▸ **WORK REQUIRED**: The required output is every line from the beginning of the entries below through the line that includes "detection_threshold = [123, 124, 124]", copied exactly.

.....

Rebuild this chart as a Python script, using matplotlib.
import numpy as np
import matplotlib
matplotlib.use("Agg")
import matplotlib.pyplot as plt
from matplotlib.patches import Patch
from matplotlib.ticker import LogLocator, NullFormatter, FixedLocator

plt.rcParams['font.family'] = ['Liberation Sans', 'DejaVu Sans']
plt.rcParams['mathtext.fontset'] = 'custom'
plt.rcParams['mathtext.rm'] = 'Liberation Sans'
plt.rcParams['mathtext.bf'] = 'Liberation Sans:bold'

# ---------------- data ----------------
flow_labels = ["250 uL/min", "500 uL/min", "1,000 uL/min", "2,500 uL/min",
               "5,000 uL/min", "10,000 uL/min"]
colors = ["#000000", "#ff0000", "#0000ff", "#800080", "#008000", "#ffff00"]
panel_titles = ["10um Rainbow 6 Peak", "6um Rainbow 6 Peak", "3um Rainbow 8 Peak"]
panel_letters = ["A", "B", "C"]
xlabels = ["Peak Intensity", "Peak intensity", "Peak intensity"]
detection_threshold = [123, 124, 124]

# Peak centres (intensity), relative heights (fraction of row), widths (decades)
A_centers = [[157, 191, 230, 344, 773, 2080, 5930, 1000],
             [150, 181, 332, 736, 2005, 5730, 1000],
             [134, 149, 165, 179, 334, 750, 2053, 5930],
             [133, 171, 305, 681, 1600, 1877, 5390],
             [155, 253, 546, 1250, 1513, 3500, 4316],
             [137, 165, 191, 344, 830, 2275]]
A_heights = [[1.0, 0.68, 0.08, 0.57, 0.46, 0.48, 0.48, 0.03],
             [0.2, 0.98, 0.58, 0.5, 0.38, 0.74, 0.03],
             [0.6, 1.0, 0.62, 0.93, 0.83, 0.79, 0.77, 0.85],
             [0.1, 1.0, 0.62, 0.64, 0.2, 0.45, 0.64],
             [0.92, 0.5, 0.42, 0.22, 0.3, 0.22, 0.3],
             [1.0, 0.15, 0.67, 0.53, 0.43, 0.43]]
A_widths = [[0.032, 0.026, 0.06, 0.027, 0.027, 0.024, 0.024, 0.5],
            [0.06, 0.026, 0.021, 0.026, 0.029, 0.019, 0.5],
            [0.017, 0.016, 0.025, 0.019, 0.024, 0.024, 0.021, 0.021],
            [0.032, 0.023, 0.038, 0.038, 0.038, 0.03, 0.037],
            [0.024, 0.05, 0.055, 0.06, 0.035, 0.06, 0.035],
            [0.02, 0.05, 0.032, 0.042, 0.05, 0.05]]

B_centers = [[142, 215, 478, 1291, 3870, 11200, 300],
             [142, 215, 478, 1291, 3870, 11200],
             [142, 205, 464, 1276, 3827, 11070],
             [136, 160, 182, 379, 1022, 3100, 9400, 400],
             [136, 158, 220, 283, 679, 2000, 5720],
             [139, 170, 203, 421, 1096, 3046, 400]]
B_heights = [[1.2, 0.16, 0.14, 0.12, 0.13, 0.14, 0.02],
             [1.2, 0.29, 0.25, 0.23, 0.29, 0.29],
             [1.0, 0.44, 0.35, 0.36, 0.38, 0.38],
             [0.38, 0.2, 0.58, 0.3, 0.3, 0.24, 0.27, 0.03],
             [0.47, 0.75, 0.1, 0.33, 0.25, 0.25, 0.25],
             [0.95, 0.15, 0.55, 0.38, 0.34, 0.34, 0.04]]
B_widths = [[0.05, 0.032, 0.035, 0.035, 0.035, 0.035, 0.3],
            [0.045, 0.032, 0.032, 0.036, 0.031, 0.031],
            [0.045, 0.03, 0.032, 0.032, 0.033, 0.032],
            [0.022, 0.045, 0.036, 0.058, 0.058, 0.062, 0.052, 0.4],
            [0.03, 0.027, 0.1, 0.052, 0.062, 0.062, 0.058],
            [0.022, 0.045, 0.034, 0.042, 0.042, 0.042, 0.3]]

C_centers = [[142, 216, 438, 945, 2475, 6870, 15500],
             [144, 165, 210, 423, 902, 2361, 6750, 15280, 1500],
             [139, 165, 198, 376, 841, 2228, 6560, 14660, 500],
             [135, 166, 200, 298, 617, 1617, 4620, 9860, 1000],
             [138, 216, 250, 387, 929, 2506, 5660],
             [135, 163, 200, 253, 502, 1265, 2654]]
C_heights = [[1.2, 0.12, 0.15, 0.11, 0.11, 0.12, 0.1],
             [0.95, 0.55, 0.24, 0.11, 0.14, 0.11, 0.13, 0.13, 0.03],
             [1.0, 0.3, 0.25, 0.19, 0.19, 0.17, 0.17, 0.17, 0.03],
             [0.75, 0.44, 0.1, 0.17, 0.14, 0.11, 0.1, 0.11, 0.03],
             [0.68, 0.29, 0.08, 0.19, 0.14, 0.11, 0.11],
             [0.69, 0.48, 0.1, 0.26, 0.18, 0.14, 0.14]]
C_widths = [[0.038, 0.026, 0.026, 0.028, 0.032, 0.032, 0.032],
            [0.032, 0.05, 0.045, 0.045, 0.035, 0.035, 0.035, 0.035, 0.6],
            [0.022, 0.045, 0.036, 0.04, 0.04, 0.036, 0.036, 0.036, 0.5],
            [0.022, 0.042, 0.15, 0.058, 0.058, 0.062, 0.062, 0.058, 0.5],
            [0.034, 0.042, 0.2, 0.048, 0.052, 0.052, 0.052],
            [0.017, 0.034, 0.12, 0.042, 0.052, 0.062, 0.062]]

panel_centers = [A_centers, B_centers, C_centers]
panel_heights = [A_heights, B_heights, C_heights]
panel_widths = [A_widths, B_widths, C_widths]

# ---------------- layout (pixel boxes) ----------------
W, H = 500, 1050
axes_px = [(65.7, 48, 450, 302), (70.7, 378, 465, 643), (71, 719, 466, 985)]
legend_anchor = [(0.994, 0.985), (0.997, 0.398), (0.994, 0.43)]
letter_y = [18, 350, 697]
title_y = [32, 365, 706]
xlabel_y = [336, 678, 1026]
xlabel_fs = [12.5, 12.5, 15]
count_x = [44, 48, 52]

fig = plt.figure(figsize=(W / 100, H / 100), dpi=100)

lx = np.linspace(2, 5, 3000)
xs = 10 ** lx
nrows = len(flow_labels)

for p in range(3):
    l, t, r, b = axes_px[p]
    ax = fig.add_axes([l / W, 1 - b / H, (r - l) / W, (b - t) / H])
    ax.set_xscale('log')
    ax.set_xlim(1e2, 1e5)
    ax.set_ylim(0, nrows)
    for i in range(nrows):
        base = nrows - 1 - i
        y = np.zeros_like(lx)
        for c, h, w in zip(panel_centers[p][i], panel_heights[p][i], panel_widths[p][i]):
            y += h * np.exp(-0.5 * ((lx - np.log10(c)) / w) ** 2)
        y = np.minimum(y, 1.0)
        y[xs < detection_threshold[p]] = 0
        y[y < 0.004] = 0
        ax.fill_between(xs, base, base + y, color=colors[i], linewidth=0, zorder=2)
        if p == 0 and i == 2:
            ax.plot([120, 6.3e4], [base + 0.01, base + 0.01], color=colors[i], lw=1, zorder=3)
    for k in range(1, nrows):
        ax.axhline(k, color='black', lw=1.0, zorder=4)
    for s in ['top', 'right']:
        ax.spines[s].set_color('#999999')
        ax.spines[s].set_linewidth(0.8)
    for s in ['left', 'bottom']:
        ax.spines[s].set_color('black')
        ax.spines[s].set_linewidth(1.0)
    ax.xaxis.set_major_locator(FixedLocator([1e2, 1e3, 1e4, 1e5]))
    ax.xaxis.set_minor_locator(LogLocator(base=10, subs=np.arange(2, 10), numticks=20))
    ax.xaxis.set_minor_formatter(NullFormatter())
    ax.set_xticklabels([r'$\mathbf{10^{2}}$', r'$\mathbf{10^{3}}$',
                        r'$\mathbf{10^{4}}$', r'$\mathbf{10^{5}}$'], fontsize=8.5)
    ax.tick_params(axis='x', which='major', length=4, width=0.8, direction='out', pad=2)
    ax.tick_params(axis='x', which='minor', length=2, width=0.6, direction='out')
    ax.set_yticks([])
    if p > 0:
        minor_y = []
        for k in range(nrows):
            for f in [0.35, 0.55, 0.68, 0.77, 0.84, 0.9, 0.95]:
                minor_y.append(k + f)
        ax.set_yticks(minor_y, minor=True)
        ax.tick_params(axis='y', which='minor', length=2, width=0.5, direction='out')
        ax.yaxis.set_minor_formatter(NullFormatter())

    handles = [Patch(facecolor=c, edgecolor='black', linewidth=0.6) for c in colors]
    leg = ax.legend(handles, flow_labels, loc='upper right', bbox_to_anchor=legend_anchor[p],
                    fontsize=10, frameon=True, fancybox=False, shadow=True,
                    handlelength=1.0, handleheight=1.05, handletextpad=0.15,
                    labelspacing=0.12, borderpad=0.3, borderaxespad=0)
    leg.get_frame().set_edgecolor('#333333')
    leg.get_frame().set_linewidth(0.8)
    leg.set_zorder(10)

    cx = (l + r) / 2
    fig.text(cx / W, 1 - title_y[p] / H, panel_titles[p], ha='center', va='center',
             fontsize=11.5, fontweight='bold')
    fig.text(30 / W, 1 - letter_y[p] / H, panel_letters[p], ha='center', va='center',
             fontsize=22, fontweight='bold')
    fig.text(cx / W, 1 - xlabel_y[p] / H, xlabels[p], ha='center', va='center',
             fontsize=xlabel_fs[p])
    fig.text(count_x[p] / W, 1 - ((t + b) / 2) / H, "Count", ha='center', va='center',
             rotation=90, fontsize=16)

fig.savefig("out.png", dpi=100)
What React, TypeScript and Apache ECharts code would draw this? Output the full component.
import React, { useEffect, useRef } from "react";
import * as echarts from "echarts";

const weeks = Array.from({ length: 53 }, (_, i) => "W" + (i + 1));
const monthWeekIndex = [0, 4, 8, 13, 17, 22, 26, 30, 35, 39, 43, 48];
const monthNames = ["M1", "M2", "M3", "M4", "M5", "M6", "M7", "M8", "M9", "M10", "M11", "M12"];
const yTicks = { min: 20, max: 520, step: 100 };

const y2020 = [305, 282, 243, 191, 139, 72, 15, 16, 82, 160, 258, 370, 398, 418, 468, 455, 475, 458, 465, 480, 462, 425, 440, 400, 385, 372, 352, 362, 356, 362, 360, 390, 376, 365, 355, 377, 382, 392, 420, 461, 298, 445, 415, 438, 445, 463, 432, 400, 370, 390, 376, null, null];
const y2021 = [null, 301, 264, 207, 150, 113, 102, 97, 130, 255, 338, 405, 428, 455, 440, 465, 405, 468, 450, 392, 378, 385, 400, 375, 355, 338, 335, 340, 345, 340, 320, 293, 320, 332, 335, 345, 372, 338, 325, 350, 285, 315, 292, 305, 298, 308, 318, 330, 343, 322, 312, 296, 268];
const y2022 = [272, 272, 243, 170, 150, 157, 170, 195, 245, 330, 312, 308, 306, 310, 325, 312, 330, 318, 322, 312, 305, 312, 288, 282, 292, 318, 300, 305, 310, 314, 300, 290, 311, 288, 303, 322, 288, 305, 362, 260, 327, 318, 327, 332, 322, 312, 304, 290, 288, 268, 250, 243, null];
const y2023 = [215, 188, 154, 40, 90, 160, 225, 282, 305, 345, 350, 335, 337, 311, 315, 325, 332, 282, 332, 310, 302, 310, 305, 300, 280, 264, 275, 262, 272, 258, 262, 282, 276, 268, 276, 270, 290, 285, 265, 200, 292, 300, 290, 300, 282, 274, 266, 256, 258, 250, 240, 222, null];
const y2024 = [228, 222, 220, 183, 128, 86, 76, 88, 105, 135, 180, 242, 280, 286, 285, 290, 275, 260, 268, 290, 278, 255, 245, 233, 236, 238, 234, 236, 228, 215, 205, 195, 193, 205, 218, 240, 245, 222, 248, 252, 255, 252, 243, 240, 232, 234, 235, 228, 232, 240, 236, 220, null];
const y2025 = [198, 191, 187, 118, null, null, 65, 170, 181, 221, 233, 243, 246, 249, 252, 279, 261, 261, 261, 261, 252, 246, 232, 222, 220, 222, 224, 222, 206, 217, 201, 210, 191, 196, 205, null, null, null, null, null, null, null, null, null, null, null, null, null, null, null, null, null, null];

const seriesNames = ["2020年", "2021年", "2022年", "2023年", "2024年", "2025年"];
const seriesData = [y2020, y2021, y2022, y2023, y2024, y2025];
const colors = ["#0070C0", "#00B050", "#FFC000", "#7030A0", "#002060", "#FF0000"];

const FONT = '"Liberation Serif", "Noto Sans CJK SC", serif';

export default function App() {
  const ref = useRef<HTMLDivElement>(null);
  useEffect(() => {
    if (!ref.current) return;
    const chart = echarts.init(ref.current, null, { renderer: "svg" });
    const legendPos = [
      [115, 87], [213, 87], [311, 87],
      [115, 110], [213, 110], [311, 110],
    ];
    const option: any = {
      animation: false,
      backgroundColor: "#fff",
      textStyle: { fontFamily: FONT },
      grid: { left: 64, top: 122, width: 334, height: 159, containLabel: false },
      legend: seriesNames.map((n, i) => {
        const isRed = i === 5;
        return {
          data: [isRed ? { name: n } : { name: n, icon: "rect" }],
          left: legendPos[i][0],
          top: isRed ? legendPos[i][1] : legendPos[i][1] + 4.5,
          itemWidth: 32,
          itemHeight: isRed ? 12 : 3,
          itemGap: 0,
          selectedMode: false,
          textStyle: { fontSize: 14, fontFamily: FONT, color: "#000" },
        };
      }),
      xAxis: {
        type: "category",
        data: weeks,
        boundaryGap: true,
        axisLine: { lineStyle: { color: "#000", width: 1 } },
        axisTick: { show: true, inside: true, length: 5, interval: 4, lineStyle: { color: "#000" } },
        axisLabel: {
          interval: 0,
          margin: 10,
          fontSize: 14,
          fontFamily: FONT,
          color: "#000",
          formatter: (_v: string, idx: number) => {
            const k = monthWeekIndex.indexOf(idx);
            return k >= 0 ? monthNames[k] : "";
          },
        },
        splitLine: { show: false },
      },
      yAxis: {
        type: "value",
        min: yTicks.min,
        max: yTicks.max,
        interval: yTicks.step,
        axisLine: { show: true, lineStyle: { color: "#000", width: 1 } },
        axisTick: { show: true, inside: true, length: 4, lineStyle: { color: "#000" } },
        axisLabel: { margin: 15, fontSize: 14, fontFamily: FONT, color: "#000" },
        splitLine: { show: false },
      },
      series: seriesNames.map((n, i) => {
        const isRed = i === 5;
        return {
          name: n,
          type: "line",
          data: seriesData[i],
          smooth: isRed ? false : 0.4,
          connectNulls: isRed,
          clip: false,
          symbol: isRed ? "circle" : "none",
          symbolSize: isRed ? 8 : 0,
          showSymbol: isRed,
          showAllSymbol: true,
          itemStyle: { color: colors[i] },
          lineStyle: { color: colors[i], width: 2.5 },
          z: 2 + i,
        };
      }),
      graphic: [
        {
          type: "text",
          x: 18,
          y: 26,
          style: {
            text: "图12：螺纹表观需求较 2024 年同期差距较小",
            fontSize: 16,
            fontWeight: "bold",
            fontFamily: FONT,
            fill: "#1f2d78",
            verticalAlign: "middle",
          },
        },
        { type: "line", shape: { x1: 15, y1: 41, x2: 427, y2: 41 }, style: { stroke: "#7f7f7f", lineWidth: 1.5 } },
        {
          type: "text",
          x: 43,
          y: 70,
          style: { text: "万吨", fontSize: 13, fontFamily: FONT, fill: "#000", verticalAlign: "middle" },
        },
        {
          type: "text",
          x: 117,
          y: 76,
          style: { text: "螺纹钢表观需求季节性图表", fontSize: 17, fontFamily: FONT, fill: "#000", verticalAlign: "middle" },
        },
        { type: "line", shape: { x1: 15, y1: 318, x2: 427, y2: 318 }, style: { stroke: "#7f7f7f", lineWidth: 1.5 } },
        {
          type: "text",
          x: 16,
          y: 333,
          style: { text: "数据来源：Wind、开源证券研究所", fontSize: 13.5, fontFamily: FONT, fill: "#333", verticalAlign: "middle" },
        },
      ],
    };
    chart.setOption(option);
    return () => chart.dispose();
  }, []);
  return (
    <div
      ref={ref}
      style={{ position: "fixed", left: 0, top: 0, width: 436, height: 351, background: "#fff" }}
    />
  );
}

.....

▸ **RESULT**:
Rebuild this chart as a Python script, using matplotlib.
import numpy as np
import matplotlib
matplotlib.use("Agg")
import matplotlib.pyplot as plt
from matplotlib.patches import Patch
from matplotlib.ticker import LogLocator, NullFormatter, FixedLocator

plt.rcParams['font.family'] = ['Liberation Sans', 'DejaVu Sans']
plt.rcParams['mathtext.fontset'] = 'custom'
plt.rcParams['mathtext.rm'] = 'Liberation Sans'
plt.rcParams['mathtext.bf'] = 'Liberation Sans:bold'

# ---------------- data ----------------
flow_labels = ["250 uL/min", "500 uL/min", "1,000 uL/min", "2,500 uL/min",
               "5,000 uL/min", "10,000 uL/min"]
colors = ["#000000", "#ff0000", "#0000ff", "#800080", "#008000", "#ffff00"]
panel_titles = ["10um Rainbow 6 Peak", "6um Rainbow 6 Peak", "3um Rainbow 8 Peak"]
panel_letters = ["A", "B", "C"]
xlabels = ["Peak Intensity", "Peak intensity", "Peak intensity"]
detection_threshold = [123, 124, 124]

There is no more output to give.